Task objective: Line by line, repeat the data below exactly, beginning at the first line and ending at the line with "const yTicks = [0, 10, 20, 30, 40, 50];". Omit pictures.

Data excerpt:
** start **
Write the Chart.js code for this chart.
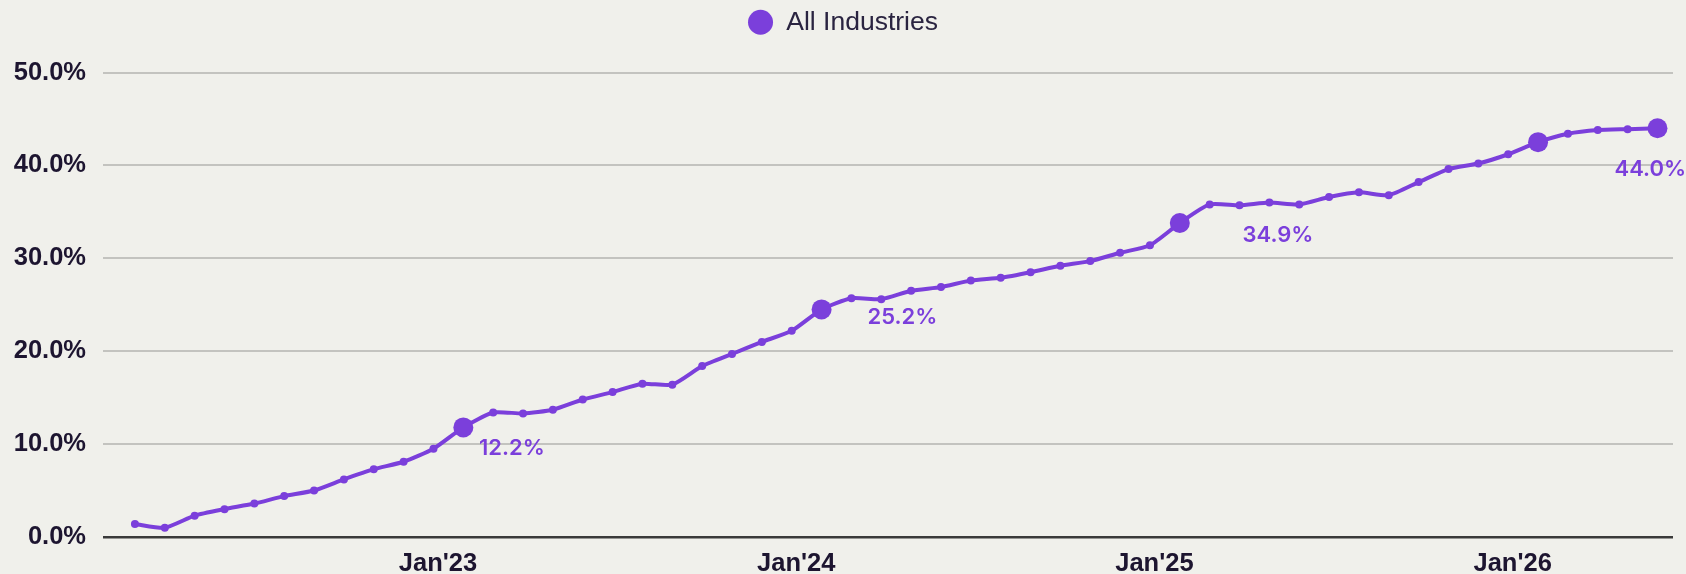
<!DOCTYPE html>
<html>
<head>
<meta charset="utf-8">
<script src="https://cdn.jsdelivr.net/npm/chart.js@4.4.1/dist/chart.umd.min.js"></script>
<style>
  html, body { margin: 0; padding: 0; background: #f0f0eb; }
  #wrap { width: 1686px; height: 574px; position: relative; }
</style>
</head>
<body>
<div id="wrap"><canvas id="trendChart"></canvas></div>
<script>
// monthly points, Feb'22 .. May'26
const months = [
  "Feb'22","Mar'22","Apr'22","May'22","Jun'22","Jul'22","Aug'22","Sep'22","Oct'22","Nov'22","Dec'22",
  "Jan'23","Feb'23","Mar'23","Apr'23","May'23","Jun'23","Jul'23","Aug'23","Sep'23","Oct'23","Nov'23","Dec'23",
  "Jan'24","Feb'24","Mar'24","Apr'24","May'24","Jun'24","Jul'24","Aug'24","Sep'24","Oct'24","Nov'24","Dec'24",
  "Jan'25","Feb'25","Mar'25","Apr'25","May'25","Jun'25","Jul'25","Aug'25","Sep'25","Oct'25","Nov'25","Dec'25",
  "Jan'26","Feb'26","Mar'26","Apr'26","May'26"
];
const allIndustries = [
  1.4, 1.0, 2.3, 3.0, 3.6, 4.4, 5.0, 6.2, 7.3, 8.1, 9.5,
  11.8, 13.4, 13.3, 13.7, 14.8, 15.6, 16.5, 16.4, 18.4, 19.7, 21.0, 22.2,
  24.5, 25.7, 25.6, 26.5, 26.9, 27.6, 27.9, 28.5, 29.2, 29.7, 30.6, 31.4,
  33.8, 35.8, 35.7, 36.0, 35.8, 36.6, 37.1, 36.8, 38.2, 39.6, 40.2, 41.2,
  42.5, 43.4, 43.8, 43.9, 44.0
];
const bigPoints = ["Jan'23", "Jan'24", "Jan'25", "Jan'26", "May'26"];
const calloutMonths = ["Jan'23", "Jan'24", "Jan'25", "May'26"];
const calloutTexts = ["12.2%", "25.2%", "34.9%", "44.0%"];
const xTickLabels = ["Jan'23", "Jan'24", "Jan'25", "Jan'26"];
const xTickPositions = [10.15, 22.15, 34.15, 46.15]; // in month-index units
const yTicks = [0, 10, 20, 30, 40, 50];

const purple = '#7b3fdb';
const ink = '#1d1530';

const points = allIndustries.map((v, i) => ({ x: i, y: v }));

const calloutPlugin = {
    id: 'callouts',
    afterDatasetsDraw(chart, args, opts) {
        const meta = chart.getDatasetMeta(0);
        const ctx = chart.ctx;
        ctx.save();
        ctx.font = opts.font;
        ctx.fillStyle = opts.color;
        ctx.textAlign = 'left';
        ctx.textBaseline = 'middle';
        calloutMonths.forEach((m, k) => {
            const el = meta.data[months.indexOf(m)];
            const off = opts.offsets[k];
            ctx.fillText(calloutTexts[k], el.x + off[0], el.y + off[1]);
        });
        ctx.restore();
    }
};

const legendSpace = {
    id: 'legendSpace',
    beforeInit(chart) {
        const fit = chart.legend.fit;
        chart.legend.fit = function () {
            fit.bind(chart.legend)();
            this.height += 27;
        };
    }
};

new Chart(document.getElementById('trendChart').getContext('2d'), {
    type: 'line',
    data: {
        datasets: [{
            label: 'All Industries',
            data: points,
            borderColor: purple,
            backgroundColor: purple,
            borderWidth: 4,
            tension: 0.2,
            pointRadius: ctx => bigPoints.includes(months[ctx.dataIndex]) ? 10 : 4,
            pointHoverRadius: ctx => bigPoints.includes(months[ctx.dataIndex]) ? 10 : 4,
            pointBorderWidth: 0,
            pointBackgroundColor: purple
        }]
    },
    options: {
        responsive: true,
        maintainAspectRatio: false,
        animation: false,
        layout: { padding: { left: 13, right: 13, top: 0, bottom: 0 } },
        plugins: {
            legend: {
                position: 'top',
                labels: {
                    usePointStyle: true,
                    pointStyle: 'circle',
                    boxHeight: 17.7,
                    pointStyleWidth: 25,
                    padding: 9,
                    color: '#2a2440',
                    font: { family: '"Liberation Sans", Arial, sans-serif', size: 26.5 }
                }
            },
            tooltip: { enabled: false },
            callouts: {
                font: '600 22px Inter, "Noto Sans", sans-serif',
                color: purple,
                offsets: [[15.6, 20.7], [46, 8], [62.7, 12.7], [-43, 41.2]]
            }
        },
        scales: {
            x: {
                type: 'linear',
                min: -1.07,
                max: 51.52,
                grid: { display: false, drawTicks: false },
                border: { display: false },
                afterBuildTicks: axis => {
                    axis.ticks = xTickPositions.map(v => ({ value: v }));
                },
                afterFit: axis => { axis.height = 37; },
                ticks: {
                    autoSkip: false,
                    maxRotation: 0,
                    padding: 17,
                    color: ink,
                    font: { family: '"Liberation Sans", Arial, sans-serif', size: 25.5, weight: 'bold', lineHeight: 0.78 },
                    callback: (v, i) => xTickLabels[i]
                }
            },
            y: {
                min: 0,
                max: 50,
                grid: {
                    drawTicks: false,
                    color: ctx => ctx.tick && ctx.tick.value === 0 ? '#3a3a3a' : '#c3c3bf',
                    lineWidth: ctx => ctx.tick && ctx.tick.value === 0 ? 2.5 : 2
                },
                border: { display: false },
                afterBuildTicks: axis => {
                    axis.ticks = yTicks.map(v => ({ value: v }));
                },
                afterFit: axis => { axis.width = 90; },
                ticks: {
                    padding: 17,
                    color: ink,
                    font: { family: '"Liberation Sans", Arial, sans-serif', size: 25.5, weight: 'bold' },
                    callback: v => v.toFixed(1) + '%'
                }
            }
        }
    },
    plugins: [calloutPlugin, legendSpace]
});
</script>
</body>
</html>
** end **
Task result:
Write the Chart.js code for this chart.
<!DOCTYPE html>
<html>
<head>
<meta charset="utf-8">
<script src="https://cdn.jsdelivr.net/npm/chart.js@4.4.1/dist/chart.umd.min.js"></script>
<style>
  html, body { margin: 0; padding: 0; background: #f0f0eb; }
  #wrap { width: 1686px; height: 574px; position: relative; }
</style>
</head>
<body>
<div id="wrap"><canvas id="trendChart"></canvas></div>
<script>
// monthly points, Feb'22 .. May'26
const months = [
  "Feb'22","Mar'22","Apr'22","May'22","Jun'22","Jul'22","Aug'22","Sep'22","Oct'22","Nov'22","Dec'22",
  "Jan'23","Feb'23","Mar'23","Apr'23","May'23","Jun'23","Jul'23","Aug'23","Sep'23","Oct'23","Nov'23","Dec'23",
  "Jan'24","Feb'24","Mar'24","Apr'24","May'24","Jun'24","Jul'24","Aug'24","Sep'24","Oct'24","Nov'24","Dec'24",
  "Jan'25","Feb'25","Mar'25","Apr'25","May'25","Jun'25","Jul'25","Aug'25","Sep'25","Oct'25","Nov'25","Dec'25",
  "Jan'26","Feb'26","Mar'26","Apr'26","May'26"
];
const allIndustries = [
  1.4, 1.0, 2.3, 3.0, 3.6, 4.4, 5.0, 6.2, 7.3, 8.1, 9.5,
  11.8, 13.4, 13.3, 13.7, 14.8, 15.6, 16.5, 16.4, 18.4, 19.7, 21.0, 22.2,
  24.5, 25.7, 25.6, 26.5, 26.9, 27.6, 27.9, 28.5, 29.2, 29.7, 30.6, 31.4,
  33.8, 35.8, 35.7, 36.0, 35.8, 36.6, 37.1, 36.8, 38.2, 39.6, 40.2, 41.2,
  42.5, 43.4, 43.8, 43.9, 44.0
];
const bigPoints = ["Jan'23", "Jan'24", "Jan'25", "Jan'26", "May'26"];
const calloutMonths = ["Jan'23", "Jan'24", "Jan'25", "May'26"];
const calloutTexts = ["12.2%", "25.2%", "34.9%", "44.0%"];
const xTickLabels = ["Jan'23", "Jan'24", "Jan'25", "Jan'26"];
const xTickPositions = [10.15, 22.15, 34.15, 46.15]; // in month-index units
const yTicks = [0, 10, 20, 30, 40, 50];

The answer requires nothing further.